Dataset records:
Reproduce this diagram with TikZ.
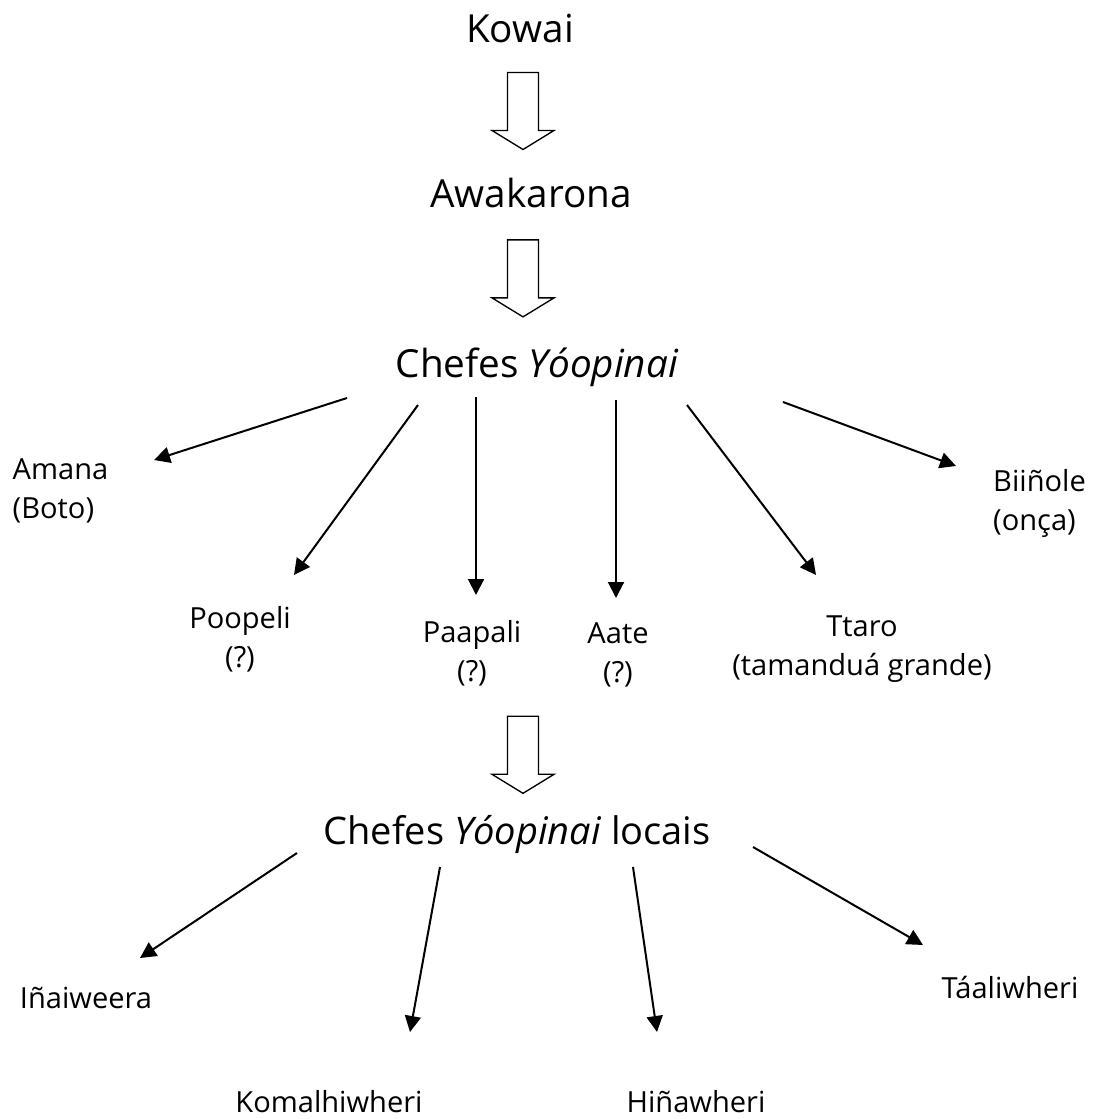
\documentclass[tikz,border=0pt]{standalone}
\usepackage{fontspec}
\setmainfont{Open Sans}
\usetikzlibrary{arrows.meta,calc}
\tikzset{
	arr/.style={-{Triangle[length=12pt,width=12pt]},line width=1.5pt},
	hollow/.style={draw,line width=1pt,fill=white,line join=miter}
	}
% block arrow half way between two anchors, on the common axis
\newcommand{\fatarrow}[2]{%
	\path ($(#1)!.5!(#2)$) coordinate (fatmid);
	\draw[hollow] (fatmid -| axis) +(-15.5,-38.5) -- +(15.5,-38.5) -- +(15.5,19.5) -- +(31,19.5)
		-- +(0,38.5) -- +(-31,19.5) -- +(-15.5,19.5) -- cycle;}

\begin{document}
\begin{tikzpicture}[x=0.75pt,y=-0.75pt]
		\path[use as bounding box] (0,0) rectangle (1101,1119);
		\tikzstyle{every node}=[inner sep=0pt]
		\tikzstyle{bigtext}=[font=\fontsize{29}{35}\selectfont,anchor=base]
		\tikzstyle{midtext}=[font=\fontsize{28.5}{34}\selectfont,anchor=base]
		\tikzstyle{leaftext}=[font=\fontsize{21.8}{29.3}\selectfont]
		\coordinate (axis) at (523,0);

		%% Origin
		\draw (520,43) node [bigtext] (kowai) {Kowai};
		\draw (531,208) node [bigtext] (awak) {Awakarona};
		\draw (537,378) node [bigtext] (chefes) {Chefes \textit{Yóopinai}};
		\fatarrow{kowai.south}{awak.north}
		\fatarrow{awak.south}{chefes.north}

		%% Clan chiefs
		\draw (60.5,490.5) node [leaftext,align=left] (amana) {Amana\\(Boto)};
		\draw (240,639) node [leaftext,align=center] (poopeli) {Poopeli\\(?)};
		\draw (472,653.5) node [leaftext,align=center] (paapali) {Paapali\\(?)};
		\draw (618,654.5) node [leaftext,align=center] (aate) {Aate\\(?)};
		\draw (862,649.5) node [leaftext,align=center] (ttaro) {Ttaro\\(tamanduá grande)};
		\draw (1039.5,503) node [leaftext,align=left] (biinole) {Biiñole\\(onça)};
		\draw[arr] ([shift={(-190,20)}]chefes.base) -- ([shift={(93.5,-30.5)}]amana.center);
		\draw[arr] ([shift={(-119,27)}]chefes.base) -- ([shift={(54,-64)}]poopeli.center);
		\draw[arr] ([shift={(-61,19)}]chefes.base) -- ([shift={(4,-58.5)}]paapali.center);
		\draw[arr] ([shift={(79,22)}]chefes.base) -- ([shift={(-2,-56.5)}]aate.center);
		\draw[arr] ([shift={(150,27)}]chefes.base) -- ([shift={(-46,-74.5)}]ttaro.center);
		\draw[arr] ([shift={(246,24)}]chefes.base) -- ([shift={(-83.5,-37)}]biinole.center);

		%% Local chiefs
		\coordinate (rank) at (529,695);
		\draw (517,844) node [midtext] (locais) {Chefes \textit{Yóopinai} locais};
		\fatarrow{rank}{locais.north}
		\draw (86,1008) node [leaftext,anchor=base] (inaiweera) {Iñaiweera};
		\draw (329,1112) node [leaftext,anchor=base] (komal) {Komalhiwheri};
		\draw (696,1112) node [leaftext,anchor=base] (hinaw) {Hiñawheri};
		\draw (1010,998) node [leaftext,anchor=base] (taali) {Táaliwheri};
		\draw[arr] ([shift={(-220,9)}]locais.base) -- ([shift={(54,-50)}]inaiweera.base);
		\draw[arr] ([shift={(-77,23)}]locais.base) -- ([shift={(81,-80)}]komal.base);
		\draw[arr] ([shift={(116,23)}]locais.base) -- ([shift={(-39,-80)}]hinaw.base);
		\draw[arr] ([shift={(236,3)}]locais.base) -- ([shift={(-87,-53)}]taali.base);

	\end{tikzpicture}
\end{document}
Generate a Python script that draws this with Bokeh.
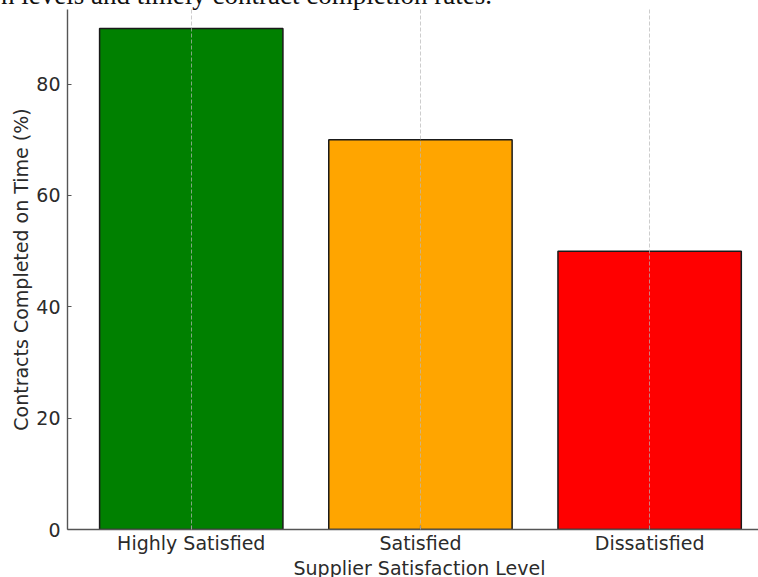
from bokeh.plotting import figure
from bokeh.models import FixedTicker, Range1d, ColumnDataSource, Title
from bokeh.embed import file_html
from bokeh.resources import INLINE

categories = ["Highly Satisfied", "Satisfied", "Dissatisfied"]
values = [90, 70, 50]
colors = ["#008000", "#FFA500", "#FF0000"]
y_ticks = [0, 20, 40, 60, 80]
title_text = "n levels and timely contract completion rates."
x_title = "Supplier Satisfaction Level"
y_title = "Contracts Completed on Time (%)"

xs = list(range(len(categories)))
source = ColumnDataSource(dict(x=xs, top=values, color=colors))

TOP = 40      # border above the frame (title lives there)
SHIFT = TOP - 9
BOTTOM = 51
p = figure(width=758, height=529 + BOTTOM + SHIFT, output_backend="svg",
           toolbar_location=None,
           x_range=Range1d(-0.54, 2.475), y_range=Range1d(0, 93.4),
           min_border_left=67, min_border_right=0, min_border_top=TOP,
           min_border_bottom=BOTTOM)
p.styles = {"margin-top": "-%dpx" % SHIFT}
p.outline_line_color = None
p.background_fill_color = "white"
p.border_fill_color = "white"

p.title.text = title_text
p.title.align = "left"
p.title.offset = -66.5
p.title.standoff = 0
p.title.text_font = "Liberation Serif"
p.title.text_font_size = "27px"
p.title.text_font_style = "normal"
p.title.text_color = "#111111"

p.vbar(x="x", top="top", bottom=0, width=0.8, source=source,
       fill_color="color", line_color="#1a1a1a", line_width=1.5)

font = "DejaVu Sans"
text_col = "#2b2b2b"
for ax in (p.xaxis[0], p.yaxis[0]):
    ax.axis_line_color = "#555555"
    ax.axis_line_width = 1.4
    ax.major_tick_line_color = "#555555"
    ax.major_tick_line_width = 1.2
    ax.major_tick_in = 4
    ax.major_tick_out = 0
    ax.minor_tick_line_color = None
    ax.major_label_text_font = font
    ax.major_label_text_font_size = "19px"
    ax.major_label_text_color = text_col

p.xaxis.ticker = FixedTicker(ticks=xs)
p.xaxis.major_label_overrides = {i: c for i, c in enumerate(categories)}
p.xaxis.major_label_standoff = 2
p.yaxis.ticker = FixedTicker(ticks=y_ticks)
p.yaxis.major_label_standoff = 7
p.yaxis.axis_label = y_title
p.yaxis.axis_label_text_font = font
p.yaxis.axis_label_text_font_size = "19px"
p.yaxis.axis_label_text_font_style = "normal"
p.yaxis.axis_label_text_color = text_col
p.yaxis.axis_label_standoff = 1

p.ygrid.visible = False
p.xgrid.grid_line_color = "#b8b8b8"
p.xgrid.grid_line_alpha = 0.7
p.xgrid.grid_line_dash = "4 2"
p.xgrid.grid_line_width = 1
p.xgrid.level = "overlay"

p.add_layout(Title(text=x_title, align="left", offset=226, standoff=0,
                   vertical_align="top", text_font=font, text_font_size="19px",
                   text_font_style="normal", text_color=text_col), "below")

open("out.html", "w").write(file_html(p, INLINE))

Stated task: Pictures are to be left out; repeat all the remaining data exactly.

Exercise solution:
Reproduce this diagram with TikZ.
\documentclass[tikz,border=0pt]{standalone}
\usepackage{fontspec}
\setmainfont{Open Sans}
\usetikzlibrary{arrows.meta,calc}
\tikzset{
	arr/.style={-{Triangle[length=12pt,width=12pt]},line width=1.5pt},
	hollow/.style={draw,line width=1pt,fill=white,line join=miter}
	}
% block arrow half way between two anchors, on the common axis
\newcommand{\fatarrow}[2]{%
	\path ($(#1)!.5!(#2)$) coordinate (fatmid);
	\draw[hollow] (fatmid -| axis) +(-15.5,-38.5) -- +(15.5,-38.5) -- +(15.5,19.5) -- +(31,19.5)
		-- +(0,38.5) -- +(-31,19.5) -- +(-15.5,19.5) -- cycle;}

\begin{document}
\begin{tikzpicture}[x=0.75pt,y=-0.75pt]
		\path[use as bounding box] (0,0) rectangle (1101,1119);
		\tikzstyle{every node}=[inner sep=0pt]
		\tikzstyle{bigtext}=[font=\fontsize{29}{35}\selectfont,anchor=base]
		\tikzstyle{midtext}=[font=\fontsize{28.5}{34}\selectfont,anchor=base]
		\tikzstyle{leaftext}=[font=\fontsize{21.8}{29.3}\selectfont]
		\coordinate (axis) at (523,0);

		%% Origin
		\draw (520,43) node [bigtext] (kowai) {Kowai};
		\draw (531,208) node [bigtext] (awak) {Awakarona};
		\draw (537,378) node [bigtext] (chefes) {Chefes \textit{Yóopinai}};
		\fatarrow{kowai.south}{awak.north}
		\fatarrow{awak.south}{chefes.north}

		%% Clan chiefs
		\draw (60.5,490.5) node [leaftext,align=left] (amana) {Amana\\(Boto)};
		\draw (240,639) node [leaftext,align=center] (poopeli) {Poopeli\\(?)};
		\draw (472,653.5) node [leaftext,align=center] (paapali) {Paapali\\(?)};
		\draw (618,654.5) node [leaftext,align=center] (aate) {Aate\\(?)};
		\draw (862,649.5) node [leaftext,align=center] (ttaro) {Ttaro\\(tamanduá grande)};
		\draw (1039.5,503) node [leaftext,align=left] (biinole) {Biiñole\\(onça)};
		\draw[arr] ([shift={(-190,20)}]chefes.base) -- ([shift={(93.5,-30.5)}]amana.center);
		\draw[arr] ([shift={(-119,27)}]chefes.base) -- ([shift={(54,-64)}]poopeli.center);
		\draw[arr] ([shift={(-61,19)}]chefes.base) -- ([shift={(4,-58.5)}]paapali.center);
		\draw[arr] ([shift={(79,22)}]chefes.base) -- ([shift={(-2,-56.5)}]aate.center);
		\draw[arr] ([shift={(150,27)}]chefes.base) -- ([shift={(-46,-74.5)}]ttaro.center);
		\draw[arr] ([shift={(246,24)}]chefes.base) -- ([shift={(-83.5,-37)}]biinole.center);

		%% Local chiefs
		\coordinate (rank) at (529,695);
		\draw (517,844) node [midtext] (locais) {Chefes \textit{Yóopinai} locais};
		\fatarrow{rank}{locais.north}
		\draw (86,1008) node [leaftext,anchor=base] (inaiweera) {Iñaiweera};
		\draw (329,1112) node [leaftext,anchor=base] (komal) {Komalhiwheri};
		\draw (696,1112) node [leaftext,anchor=base] (hinaw) {Hiñawheri};
		\draw (1010,998) node [leaftext,anchor=base] (taali) {Táaliwheri};
		\draw[arr] ([shift={(-220,9)}]locais.base) -- ([shift={(54,-50)}]inaiweera.base);
		\draw[arr] ([shift={(-77,23)}]locais.base) -- ([shift={(81,-80)}]komal.base);
		\draw[arr] ([shift={(116,23)}]locais.base) -- ([shift={(-39,-80)}]hinaw.base);
		\draw[arr] ([shift={(236,3)}]locais.base) -- ([shift={(-87,-53)}]taali.base);

	\end{tikzpicture}
\end{document}
Generate a Python script that draws this with Bokeh.
from bokeh.plotting import figure
from bokeh.models import FixedTicker, Range1d, ColumnDataSource, Title
from bokeh.embed import file_html
from bokeh.resources import INLINE

categories = ["Highly Satisfied", "Satisfied", "Dissatisfied"]
values = [90, 70, 50]
colors = ["#008000", "#FFA500", "#FF0000"]
y_ticks = [0, 20, 40, 60, 80]
title_text = "n levels and timely contract completion rates."
x_title = "Supplier Satisfaction Level"
y_title = "Contracts Completed on Time (%)"

xs = list(range(len(categories)))
source = ColumnDataSource(dict(x=xs, top=values, color=colors))

TOP = 40      # border above the frame (title lives there)
SHIFT = TOP - 9
BOTTOM = 51
p = figure(width=758, height=529 + BOTTOM + SHIFT, output_backend="svg",
           toolbar_location=None,
           x_range=Range1d(-0.54, 2.475), y_range=Range1d(0, 93.4),
           min_border_left=67, min_border_right=0, min_border_top=TOP,
           min_border_bottom=BOTTOM)
p.styles = {"margin-top": "-%dpx" % SHIFT}
p.outline_line_color = None
p.background_fill_color = "white"
p.border_fill_color = "white"

p.title.text = title_text
p.title.align = "left"
p.title.offset = -66.5
p.title.standoff = 0
p.title.text_font = "Liberation Serif"
p.title.text_font_size = "27px"
p.title.text_font_style = "normal"
p.title.text_color = "#111111"

p.vbar(x="x", top="top", bottom=0, width=0.8, source=source,
       fill_color="color", line_color="#1a1a1a", line_width=1.5)

font = "DejaVu Sans"
text_col = "#2b2b2b"
for ax in (p.xaxis[0], p.yaxis[0]):
    ax.axis_line_color = "#555555"
    ax.axis_line_width = 1.4
    ax.major_tick_line_color = "#555555"
    ax.major_tick_line_width = 1.2
    ax.major_tick_in = 4
    ax.major_tick_out = 0
    ax.minor_tick_line_color = None
    ax.major_label_text_font = font
    ax.major_label_text_font_size = "19px"
    ax.major_label_text_color = text_col

p.xaxis.ticker = FixedTicker(ticks=xs)
p.xaxis.major_label_overrides = {i: c for i, c in enumerate(categories)}
p.xaxis.major_label_standoff = 2
p.yaxis.ticker = FixedTicker(ticks=y_ticks)
p.yaxis.major_label_standoff = 7
p.yaxis.axis_label = y_title
p.yaxis.axis_label_text_font = font
p.yaxis.axis_label_text_font_size = "19px"
p.yaxis.axis_label_text_font_style = "normal"
p.yaxis.axis_label_text_color = text_col
p.yaxis.axis_label_standoff = 1

p.ygrid.visible = False
p.xgrid.grid_line_color = "#b8b8b8"
p.xgrid.grid_line_alpha = 0.7
p.xgrid.grid_line_dash = "4 2"
p.xgrid.grid_line_width = 1
p.xgrid.level = "overlay"

p.add_layout(Title(text=x_title, align="left", offset=226, standoff=0,
                   vertical_align="top", text_font=font, text_font_size="19px",
                   text_font_style="normal", text_color=text_col), "below")

open("out.html", "w").write(file_html(p, INLINE))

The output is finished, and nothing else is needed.